Saturday, September 29, 2007

before i dash off...

It's 11 on a Saturday night and I'm two glasses of wine in..so what's new? The small fact of my field trip tomorrow, is all. Five other teachers (two of my closest friends, my co-chair, and two others) and I are taking 60 students on a three-day trip to UC Santa Barbara, UC Santa Cruz, and some other place you've probably never heard of called UC Berkeley. Hells yeah.

I should probs pack.

Anyway, a few things before I go:

1. We got a new car. I've been meaning to take a photo but it's delayed the post so much already. Anyway, we ended up with a hybrid Civic in "magnetic pearl." Is it blue? Is it purple? Is it grey? I don't know. All I know is it is already dented from a woman in a BMW who decided to move into A's lane regardless of A's extremely-parallel presence in said lane. In other news: move to LA!

2. Cats! We have 300 of them and they are getting big. Big enough to fill the sink, even!

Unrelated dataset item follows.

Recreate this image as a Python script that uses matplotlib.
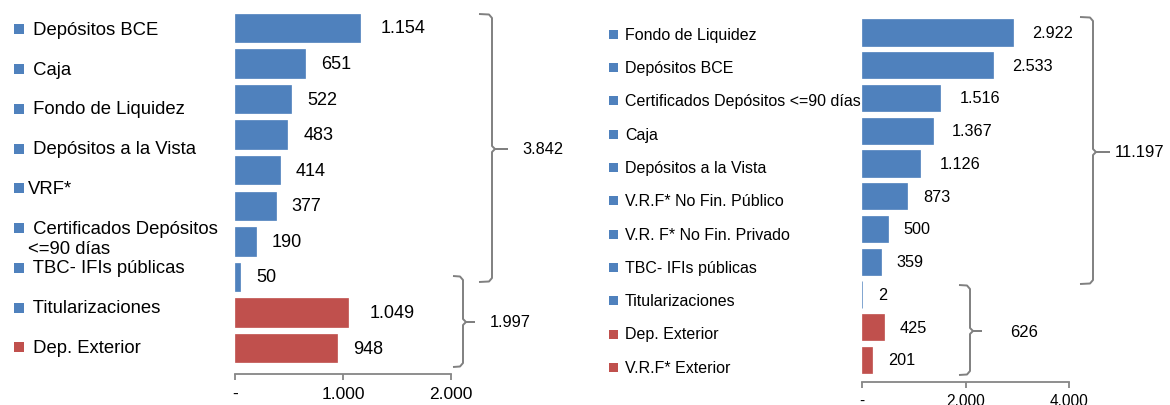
import matplotlib.pyplot as plt
from matplotlib.patches import Rectangle

plt.rcParams['font.family'] = ['Liberation Sans', 'DejaVu Sans']

W, H = 1170, 406
blue = '#4F81BD'
red = '#C0504D'
grey = '#868686'

# left panel data
left_labels = [' Depósitos BCE', ' Caja', ' Fondo de Liquidez', ' Depósitos a la Vista',
               'VRF*', ' Certificados Depósitos\n<=90 días', ' TBC- IFIs públicas',
               ' Titularizaciones', ' Dep. Exterior']
left_label_colors = [blue]*8 + [red]
left_values = [1154, 651, 522, 483, 414, 377, 190, 50, 1049, 948]
left_colors = [blue]*8 + [red]*2
left_ticks = [0, 1000, 2000]
left_ticklabels = ['-', '1.000', '2.000']
left_totals = [3842, 1997]

# right panel data
right_labels = ['Fondo de Liquidez', 'Depósitos BCE', 'Certificados Depósitos <=90 días',
                'Caja', 'Depósitos a la Vista', 'V.R.F* No Fin. Público',
                'V.R. F* No Fin. Privado', 'TBC- IFIs públicas', 'Titularizaciones',
                'Dep. Exterior', 'V.R.F* Exterior']
right_values = [2922, 2533, 1516, 1367, 1126, 873, 500, 359, 2, 425, 201]
right_colors = [blue]*9 + [red]*2
right_ticks = [0, 2000, 4000]
right_ticklabels = ['-', '2.000', '4.000']
right_totals = [11197, 626]


def fmt(v):
    return '{:,}'.format(v).replace(',', '.')


def px_axes(x0, x1, ytop, ybot):
    return fig.add_axes([x0/W, 1-ybot/H, (x1-x0)/W, (ybot-ytop)/H])


def bar_panel(ax, vals, cols, xmax, ybot, ticks, ticklabels, vsize, tsize, gap4, gap3, pad):
    n = len(vals)
    ax.barh(range(n), vals, height=0.8, color=cols, edgecolor=cols, linewidth=0.5)
    ax.set_xlim(0, xmax)
    ax.set_ylim(ybot, -0.5)
    for s in ['top', 'right', 'left']:
        ax.spines[s].set_visible(False)
    ax.spines['bottom'].set_color(grey)
    ax.spines['bottom'].set_linewidth(1.3)
    ax.set_yticks([])
    ax.set_xticks(ticks)
    ax.set_xticklabels(ticklabels, fontsize=tsize)
    ax.tick_params(axis='x', direction='out', length=4, width=1.3, color=grey, pad=pad)
    for i, v in enumerate(vals):
        off = gap4 if v >= 1000 else gap3
        ax.annotate(fmt(v), (v, i), xytext=(off*0.72, 0), textcoords='offset points',
                    ha='left', va='center', fontsize=vsize)


def brace(ax, x0, x1, x2, top, bot, mid):
    xs = [x0, x1-3, x1, x1, x1+3, x2]
    ys = [top, top+0.5, top+4, mid-3, mid, mid]
    ax.plot(xs, ys, color='#808080', lw=1.4, solid_capstyle='butt')
    ys2 = [bot, bot-0.5, bot-4, mid+3, mid, mid]
    ax.plot(xs, ys2, color='#808080', lw=1.4, solid_capstyle='butt')


fig = plt.figure(figsize=(W/100, H/100), dpi=100)

axl = px_axes(235, 451, 11.2, 374.5)
bar_panel(axl, left_values, left_colors, 2000, 9.716, left_ticks, left_ticklabels,
          13, 12.5, 21, 16, 5)

axr = px_axes(862, 1069, 17.1, 383)
bar_panel(axr, right_values, right_colors, 4000, 10.672, right_ticks, right_ticklabels,
          11.7, 11.2, 19, 16, 4)

# overlay in pixel coordinates for legend-like labels and braces
ov = fig.add_axes([0, 0, 1, 1], facecolor='none')
ov.set_xlim(0, W)
ov.set_ylim(H, 0)
ov.axis('off')

for i, (lab, c) in enumerate(zip(left_labels, left_label_colors)):
    y = 30.3 + i*39.75
    ov.add_patch(Rectangle((14, y-5), 10, 10, color=c, lw=0))
    yt = y + 10.5 if '\n' in lab else y
    ov.text(28, yt, lab, fontsize=13.3, ha='left', va='center', linespacing=1.18)

for i, (lab, c) in enumerate(zip(right_labels, right_colors)):
    y = 35.3 + i*33.3
    ov.add_patch(Rectangle((609, y-4.5), 9, 9, color=c, lw=0))
    ov.text(625, y, lab, fontsize=11.5, ha='left', va='center')

brace(ov, 479, 492, 508, 15, 283, 150)
ov.text(522, 150, fmt(left_totals[0]), fontsize=11.8, ha='left', va='center')
brace(ov, 453, 463, 475, 277, 368, 323)
ov.text(490, 323, fmt(left_totals[1]), fontsize=11.8, ha='left', va='center')
brace(ov, 1080, 1093, 1110, 18, 285, 153)
ov.text(1115, 153, fmt(right_totals[0]), fontsize=12, ha='left', va='center')
brace(ov, 959, 970, 982, 286, 376, 332)
ov.text(1010, 333, fmt(right_totals[1]), fontsize=12, ha='left', va='center')

plt.savefig('out.png', dpi=100)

Major has moved back into the loft.


3. I started my grad program on Wednesday. So far so good, except in a logistical sense. UCLA's ed program is extremely competitive and well-respected and worthwhile, but that doesn't prevent them from doing things like emailing you on a Friday that your classes will start Monday, or in my case, emailing on a Wednesday that tuition is due in full by Friday or you'll be dropped. ....thanks. No paper mail or anything. No due dates mentioned, ever. I know that the logical thing would be to check UCLA's website for such things, but a) the website sucks, and b) my credentialing program (also through the ed school) had totally different payment dates from the campus as a whole, and informed us about them separetely, and also tardily, though not quite this tardily, and without threats of revoked admission. UC Regents, how I've missed you and your bedside manner!

4. Mila, this one's for you.

Monday, September 10, 2007

standin' around in pretty dresses

A couple of things:

Thing the first: We got a new car. It's pretty. I will put up a picture soon, if I can get it together to take one. Also, we managed to scavenge a whole bunch of stuff out of the old one, including A's textbooks, more or less a whole case of wine and another of beer that had been protected from the shattering glass, my new shades which I had been moping about losing, two binders' worth of CDs, and the Bose deck, which was, incredibly, completely unharmed if noticeably stickier than it was at purchasing-time.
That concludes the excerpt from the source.